Task:
Leave the pictures out and quote every line from the start of the listing to the line with "(dk.north -| busr);", inclusive.

Data extract:

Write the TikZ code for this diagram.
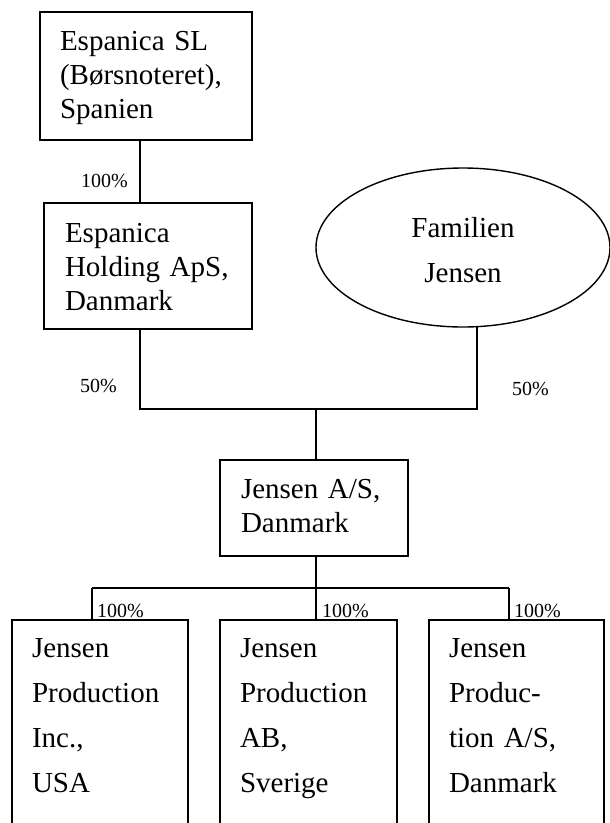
\documentclass[tikz,border=0pt]{standalone}
\usepackage{fontspec}
\setmainfont{Liberation Serif}
\usetikzlibrary{shapes.geometric}
\begin{document}
\begin{tikzpicture}[x=1pt,y=-1pt,
  every node/.style={inner sep=0pt, outer sep=0pt},
  line/.style={line width=1.4pt},
  box/.style={draw, line width=1.4pt, rectangle, anchor=north west, align=left,
    inner ysep=0pt, font=\fontsize{29}{34}\selectfont},
  tallbox/.style={box, font=\fontsize{29}{45}\selectfont, inner xsep=20pt,
    text width=136pt, text height=37pt, text depth=250pt},
  pct/.style={anchor=base west, font=\fontsize{20}{24}\selectfont}]
\useasboundingbox (0,0) rectangle (610,823);
\fill[white] (0,0) rectangle (610,823);
\clip (0,0) rectangle (610,823);

% top boxes
\node[box, inner xsep=20pt, text width=172pt, text height=38pt, text depth=90pt]
  (sl) at (40,12) {Espanica SL\\(Børsnoteret),\\Spanien};
\node[box, inner xsep=21pt, text width=166pt, text height=39pt, text depth=87pt]
  (hold) at (44,203) {Espanica\\Holding ApS,\\Danmark};
\node[draw, line width=1.4pt, ellipse, minimum width=294pt, minimum height=159pt,
  align=center, font=\fontsize{29}{45}\selectfont]
  (fam) at (463,247.5) {\rule{0pt}{26pt}Familien\\Jensen};
\node[box, inner xsep=21pt, text width=146pt, text height=38pt, text depth=58pt]
  (jas) at (220,460) {Jensen A/S,\\Danmark};

% bottom boxes
\node[tallbox] (usa) at (12,620) {Jensen\\Production\\Inc.,\\USA};
\node[tallbox, text width=137pt] (ab) at (220,620) {Jensen\\Production\\AB,\\Sverige};
\node[tallbox, text width=135pt] (dk) at (429,620) {Jensen\\Produc-\\tion A/S,\\Danmark};

% junction coordinates
\coordinate (ja) at (140,409);
\coordinate (jb) at (477,409);
\coordinate (jc) at (316,409);
\coordinate (bus) at (316,588);
\coordinate (busl) at (92,588);
\coordinate (busr) at (509,588);

% connectors
\draw[line] (sl.south -| ja) -- (hold.north -| ja);
\draw[line] (hold.south -| ja) -- (ja) -- (jb) -- (jb |- fam.south);
\draw[line] (jc) -- (jas.north -| jc);
\draw[line] (jas.south -| bus) -- (bus);
\draw[line] (busl) -- (busr);
\draw[line] (busl) -- (usa.north -| busl);
\draw[line] (bus) -- (ab.north -| bus);
\draw[line] (busr) -- (dk.north -| busr);

% percentage labels
\node[pct] (p1) at (81,187) {100\%};
\node[pct] (p2) at (80,392) {50\%};
\node[pct] (p3) at (512,395) {50\%};
\node[pct] (p4) at (97,617) {100\%};
\node[pct] (p5) at (322,617) {100\%};
\node[pct] (p6) at (514,617) {100\%};
\end{tikzpicture}
\end{document}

Exercise result:
Write the TikZ code for this diagram.
\documentclass[tikz,border=0pt]{standalone}
\usepackage{fontspec}
\setmainfont{Liberation Serif}
\usetikzlibrary{shapes.geometric}
\begin{document}
\begin{tikzpicture}[x=1pt,y=-1pt,
  every node/.style={inner sep=0pt, outer sep=0pt},
  line/.style={line width=1.4pt},
  box/.style={draw, line width=1.4pt, rectangle, anchor=north west, align=left,
    inner ysep=0pt, font=\fontsize{29}{34}\selectfont},
  tallbox/.style={box, font=\fontsize{29}{45}\selectfont, inner xsep=20pt,
    text width=136pt, text height=37pt, text depth=250pt},
  pct/.style={anchor=base west, font=\fontsize{20}{24}\selectfont}]
\useasboundingbox (0,0) rectangle (610,823);
\fill[white] (0,0) rectangle (610,823);
\clip (0,0) rectangle (610,823);

% top boxes
\node[box, inner xsep=20pt, text width=172pt, text height=38pt, text depth=90pt]
  (sl) at (40,12) {Espanica SL\\(Børsnoteret),\\Spanien};
\node[box, inner xsep=21pt, text width=166pt, text height=39pt, text depth=87pt]
  (hold) at (44,203) {Espanica\\Holding ApS,\\Danmark};
\node[draw, line width=1.4pt, ellipse, minimum width=294pt, minimum height=159pt,
  align=center, font=\fontsize{29}{45}\selectfont]
  (fam) at (463,247.5) {\rule{0pt}{26pt}Familien\\Jensen};
\node[box, inner xsep=21pt, text width=146pt, text height=38pt, text depth=58pt]
  (jas) at (220,460) {Jensen A/S,\\Danmark};

% bottom boxes
\node[tallbox] (usa) at (12,620) {Jensen\\Production\\Inc.,\\USA};
\node[tallbox, text width=137pt] (ab) at (220,620) {Jensen\\Production\\AB,\\Sverige};
\node[tallbox, text width=135pt] (dk) at (429,620) {Jensen\\Produc-\\tion A/S,\\Danmark};

% junction coordinates
\coordinate (ja) at (140,409);
\coordinate (jb) at (477,409);
\coordinate (jc) at (316,409);
\coordinate (bus) at (316,588);
\coordinate (busl) at (92,588);
\coordinate (busr) at (509,588);

% connectors
\draw[line] (sl.south -| ja) -- (hold.north -| ja);
\draw[line] (hold.south -| ja) -- (ja) -- (jb) -- (jb |- fam.south);
\draw[line] (jc) -- (jas.north -| jc);
\draw[line] (jas.south -| bus) -- (bus);
\draw[line] (busl) -- (busr);
\draw[line] (busl) -- (usa.north -| busl);
\draw[line] (bus) -- (ab.north -| bus);
\draw[line] (busr) -- (dk.north -| busr);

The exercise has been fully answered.